Pair Coding vs. AI: Why Your Best Coding Partner Still Has a Pulse
What machine collaborators get right and what they structurally can’t replace…
Open the average developer feed, and someone is announcing the death of pair coding.
The argument is tidy: AI completes your code, suggests your refactors, and never asks for a coffee break.
Why pay two engineers to sit at one keyboard when one of them now has a co-pilot in their IDE?
It’s a clean narrative.
It also misunderstands what pair coding is for.
Pair coding was never primarily about typing speed or syntax recall.
Those were always its least interesting features.
The real value lives in the conversation happening over the keyboard, the friction, the second opinion, the argument that surfaces an unstated assumption before it ships to production.
AI dramatically changes the texture of solo coding.
It does not replicate the social and cognitive dynamics that make pairing valuable in the first place.
What AI genuinely does well
Credit where it’s earned.
Modern AI coding assistants are extraordinary at compressing the parts of programming that used to be tedious.
They handle boilerplate, recall obscure API signatures, scaffold tests, and translate intent into syntactically valid code in seconds.
For the lonely 2 a.m. debugging session, an AI is a tireless rubber duck that occasionally answers back with something useful.
If the question is “Can AI make a single developer more productive?” the answer is obviously yes.
That is not the same question as “Can AI replace a thinking partner?”
Where the analogy breaks
A good pair partner does several things that AI cannot do structurally.
They push back.
AI assistants are trained to be helpful, which, in practice, often means being agreeable.
Ask one to defend a questionable architectural choice, and they will usually find a way to validate it.
A human pair, especially one who has been burned by a similar choice before, will look at your screen and say, “We tried this two years ago, and it took six weeks to untangle.”
That kind of lived organizational memory is not in the model’s weights, and never will be.
They notice the silences.
When you pause for too long, a human pair asks why.
When you over-explain a function, they pick up that you’re uncertain about it.
AI responds to what you type.
A good human partner responds to what you didn’t type: the hesitation, the third draft of a comment that keeps getting deleted, the variable name that quietly betrays a fuzzy mental model.
They build a shared context that compounds.
After three months of pairing, two engineers share a deep understanding of the codebase, the team’s trade-offs, the customer’s actual workflow, and the political reasons certain decisions exist.
That context grows with every session.
AI starts each conversation roughly where the last one ended, with no genuine accumulation of trust, taste, or judgment about your specific situation.
They mentor in both directions.
The junior engineer learning from the senior is the obvious case.
The reverse case, the senior being challenged by someone who hasn’t given up on a “naive” question, is the one most teams underrate.
Pair coding is one of the few formats where that exchange happens organically.
AI delivers information.
The accountability question
There is a quieter point worth making.
Code written by two engineers is genuinely co-owned.

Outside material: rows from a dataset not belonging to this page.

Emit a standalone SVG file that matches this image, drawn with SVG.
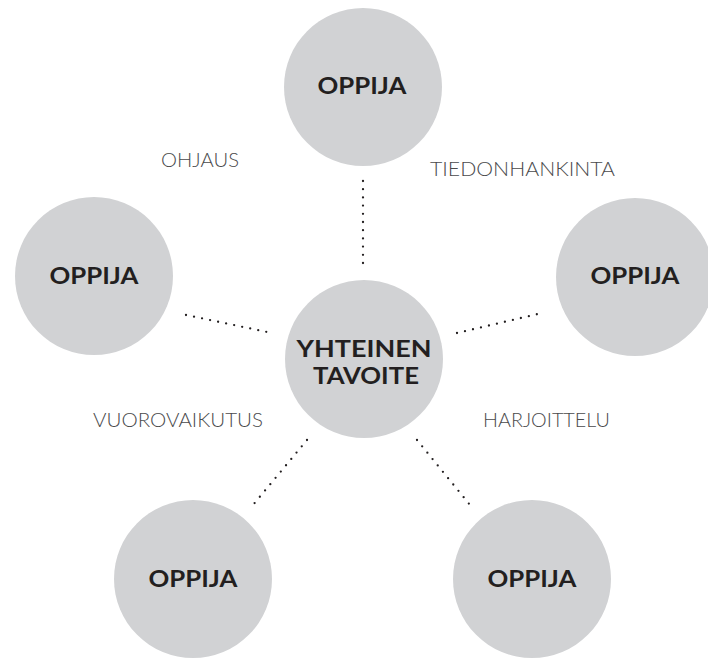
<svg xmlns="http://www.w3.org/2000/svg" width="708" height="659" viewBox="0 0 708 659">
  <style>
    .bubble { fill: #d1d2d4; }
    .name { font-family: Lato, "Open Sans", "Liberation Sans", sans-serif; font-weight: 700; font-size: 22px; fill: #231f20; text-anchor: middle; }
    .label { font-family: Lato, "Open Sans", "Liberation Sans", sans-serif; font-weight: 300; font-size: 19px; fill: #4a4a4c; }
    .link { stroke: #231f20; stroke-width: 2.3; stroke-linecap: round; stroke-dasharray: 0 8.2; fill: none; }
  </style>
  <rect width="708" height="659" fill="#ffffff"/>

  <g id="connectors">
    <line class="link" x1="363" y1="181" x2="363" y2="264"/>
    <line class="link" x1="186" y1="315" x2="267" y2="332"/>
    <line class="link" x1="457" y1="333" x2="538" y2="314"/>
    <line class="link" x1="307" y1="440" x2="253" y2="505"/>
    <line class="link" x1="417" y1="440" x2="470" y2="505"/>
  </g>

  <g id="goal">
    <circle class="bubble" cx="364" cy="359" r="79"/>
    <text class="name" x="364" y="357" textLength="135" lengthAdjust="spacingAndGlyphs">YHTEINEN</text>
    <text class="name" x="366" y="384" textLength="106" lengthAdjust="spacingAndGlyphs">TAVOITE</text>
  </g>

  <g id="learner-top">
    <circle class="bubble" cx="363" cy="87" r="79"/>
    <text class="name" x="362" y="94" textLength="89" lengthAdjust="spacingAndGlyphs">OPPIJA</text>
  </g>
  <g id="learner-left">
    <circle class="bubble" cx="94" cy="276" r="79"/>
    <text class="name" x="94" y="284" textLength="89" lengthAdjust="spacingAndGlyphs">OPPIJA</text>
  </g>
  <g id="learner-right">
    <circle class="bubble" cx="635" cy="277" r="79"/>
    <text class="name" x="635" y="284" textLength="89" lengthAdjust="spacingAndGlyphs">OPPIJA</text>
  </g>
  <g id="learner-bottom-left">
    <circle class="bubble" cx="193" cy="579" r="79"/>
    <text class="name" x="193" y="587" textLength="89" lengthAdjust="spacingAndGlyphs">OPPIJA</text>
  </g>
  <g id="learner-bottom-right">
    <circle class="bubble" cx="532" cy="579" r="79"/>
    <text class="name" x="532" y="587" textLength="89" lengthAdjust="spacingAndGlyphs">OPPIJA</text>
  </g>

  <g id="labels">
    <text class="label" x="161" y="167" textLength="78" lengthAdjust="spacingAndGlyphs">OHJAUS</text>
    <text class="label" x="430" y="176" textLength="185" lengthAdjust="spacingAndGlyphs">TIEDONHANKINTA</text>
    <text class="label" x="93" y="427" textLength="170" lengthAdjust="spacingAndGlyphs">VUOROVAIKUTUS</text>
    <text class="label" x="483" y="427" textLength="127" lengthAdjust="spacingAndGlyphs">HARJOITTELU</text>
  </g>
</svg>
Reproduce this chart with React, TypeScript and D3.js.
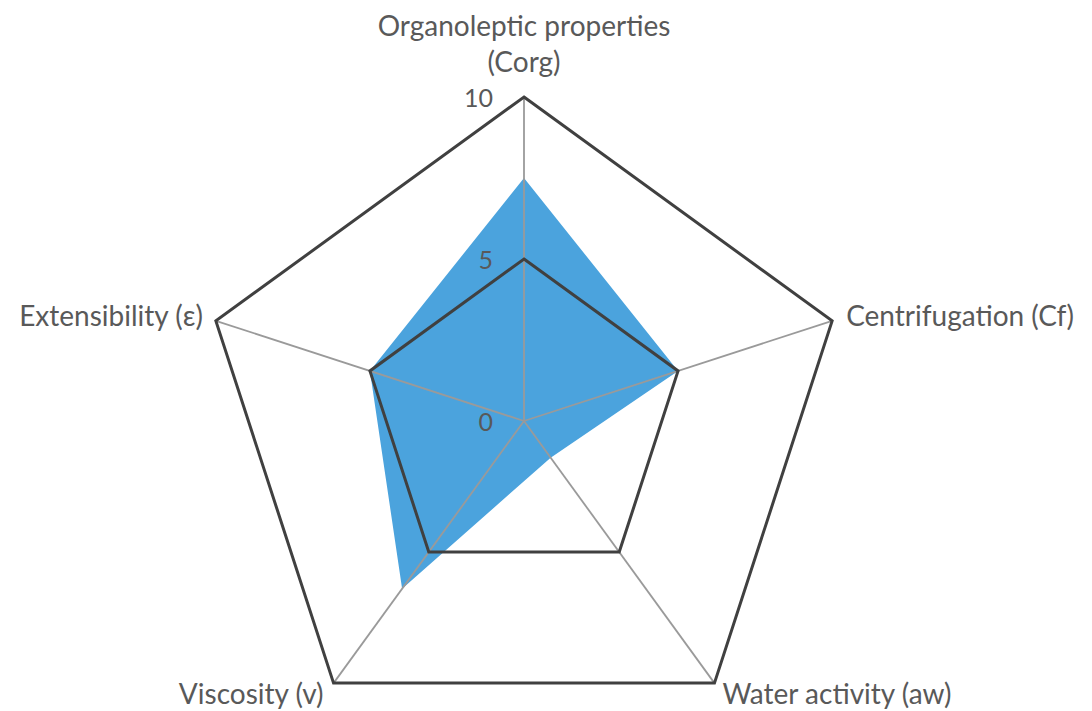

Both names go on the commit, both careers are touched by its outcomes, and both reputations sharpen each other’s judgment.
Code written by one engineer with AI assistance is, ultimately, that engineer’s code.
That asymmetry matters when something goes wrong at 3 a.m., and someone has to actually understand the system well enough to fix it.
This is not an argument against AI tools.
It is an argument for being honest about who is responsible for the work and for not confusing speed of generation with depth of understanding.
The friction problem
Software gets better when smart people disagree productively.
Most senior engineers can point to a moment when a colleague’s stubborn objection saved a project from a costly mistake.
AI does not provide stubborn objections.
It provides confident-sounding completions, regardless of whether the underlying idea is sound.
Used carelessly, it removes the friction that good engineering quietly depends on.
A pair partner who occasionally says “I think this is wrong, and here’s why” is doing something far more valuable than a tool that says “here’s the next 40 lines.”
The actual future
The realistic future is not pair coding versus AI.
It is pair coding with AI inside it.
Two engineers, one keyboard, and a shared assistant that handles the mechanical work while the humans focus on the parts that require judgment, design, tradeoffs, naming, edge cases, customer reality, and the occasional “wait, why are we even building this?”
That arrangement plays to the strengths of both.
The AI compresses the boring middle.
The humans hold the ends intent at one end, accountability at the other.
Pair coding, in other words, isn’t being replaced.
It’s being upgraded.
The teams that will look smartest in five years are not the ones who fired half their engineers and trusted the model.
They are the ones who kept their pairs, gave them better tools, and remembered that software is, and always has been, a deeply human activity.